Monthly Spending Increase Comes as Industry Copes with Growing Shortages of Qualified Craft Workers
Construction spending increased in October amid growing public-sector demand for construction and continued modest growth in residential, according to an analysis by the Associated General Contractors of America. Association officials said the new spending figures underscore the need for measures to increase the supply of qualified construction workers as firms worry about growing labor shortages.
“Today’s data shows that construction growth remains volatile,” said Ken Simonson, the association’s chief economist. “While overall construction spending jumped by more than one percent in October, the gain followed two months of stagnation. Public construction was the fastest-growing segment for the month but the slowest-growing over the past year and for the first 10 months of 2014 combined. Conversely, private nonresidential construction inched down from September to October but has risen at double-digit rates–11 percent–for the combined January through October period. And private residential construction continues to grow very modestly, with multifamily construction taking the lead on an annual basis.”

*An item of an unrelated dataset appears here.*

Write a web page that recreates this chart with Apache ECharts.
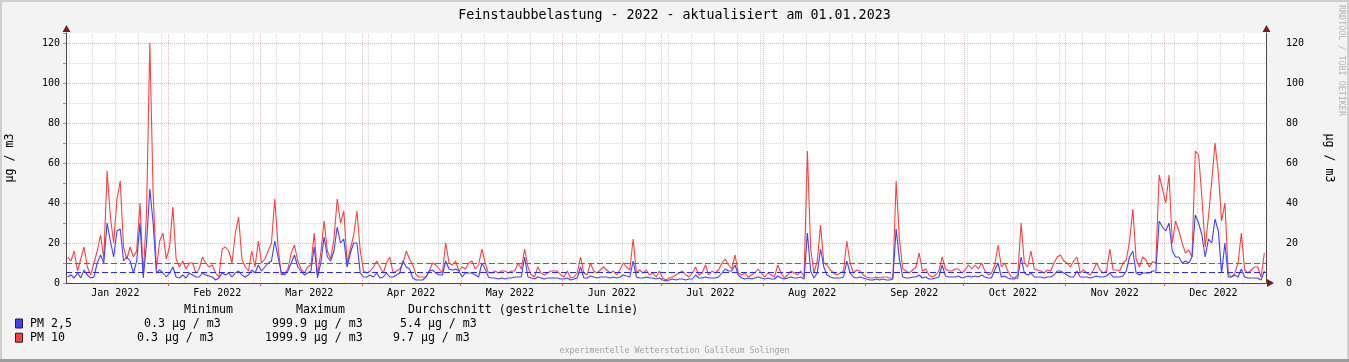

Construction spending in October totaled $971 billion at a seasonally adjusted annual rate, up 1.1 percent from the September total and 3.3 percent higher than in October 2013, Simonson noted. Private residential spending edged up 1.3 percent from September and 1.9 percent from a year earlier, while private nonresidential spending dropped 1.0 percent for the month but rose 6.4 percent year-over-year. The third component of the total—public construction spending—increased 1.5 percent from September and 2.3 percent from a year ago.
Single-family home construction gained 1.8 percent for the month and 13.2 percent over 12 months, and multifamily increased 1.0 percent from the September level and jumped 27.2 percent from a year earlier. The largest private nonresidential type, power construction—which includes oil and gas fields and pipelines as well as electric power—slumped 1.9 percent in October but rose 0.3 percent from the prior year.
Commercial construction—comprising retail, warehouse and farm projects—decreased 2.6 percent for the month but increased 9.3 percent for the year. Manufacturing construction increased 3.4 percent for the month and 23 percent year-over-year. Among the largest public segments, highway and street construction inched up 1.1 percent for the month and declined 0.1 percent from October 2013. Public education construction inched up 2.2 percent and 6.1 percent, respectively.
“For 2014 as a whole and 2015, private nonresidential spending and multifamily spending should be the strongest segments, followed by single-family construction, with very limited prospects for public construction.”
Association officials said the spending increases come as many firms report growing labor shortages. They urged elected and appointed officials to act on a series of measures the association has identified that will help expand the supply of qualified construction workers. “We need to make sure there are enough workers available to meet growing demand for construction,” said Stephen E. Sandherr, the association’s chief executive officer.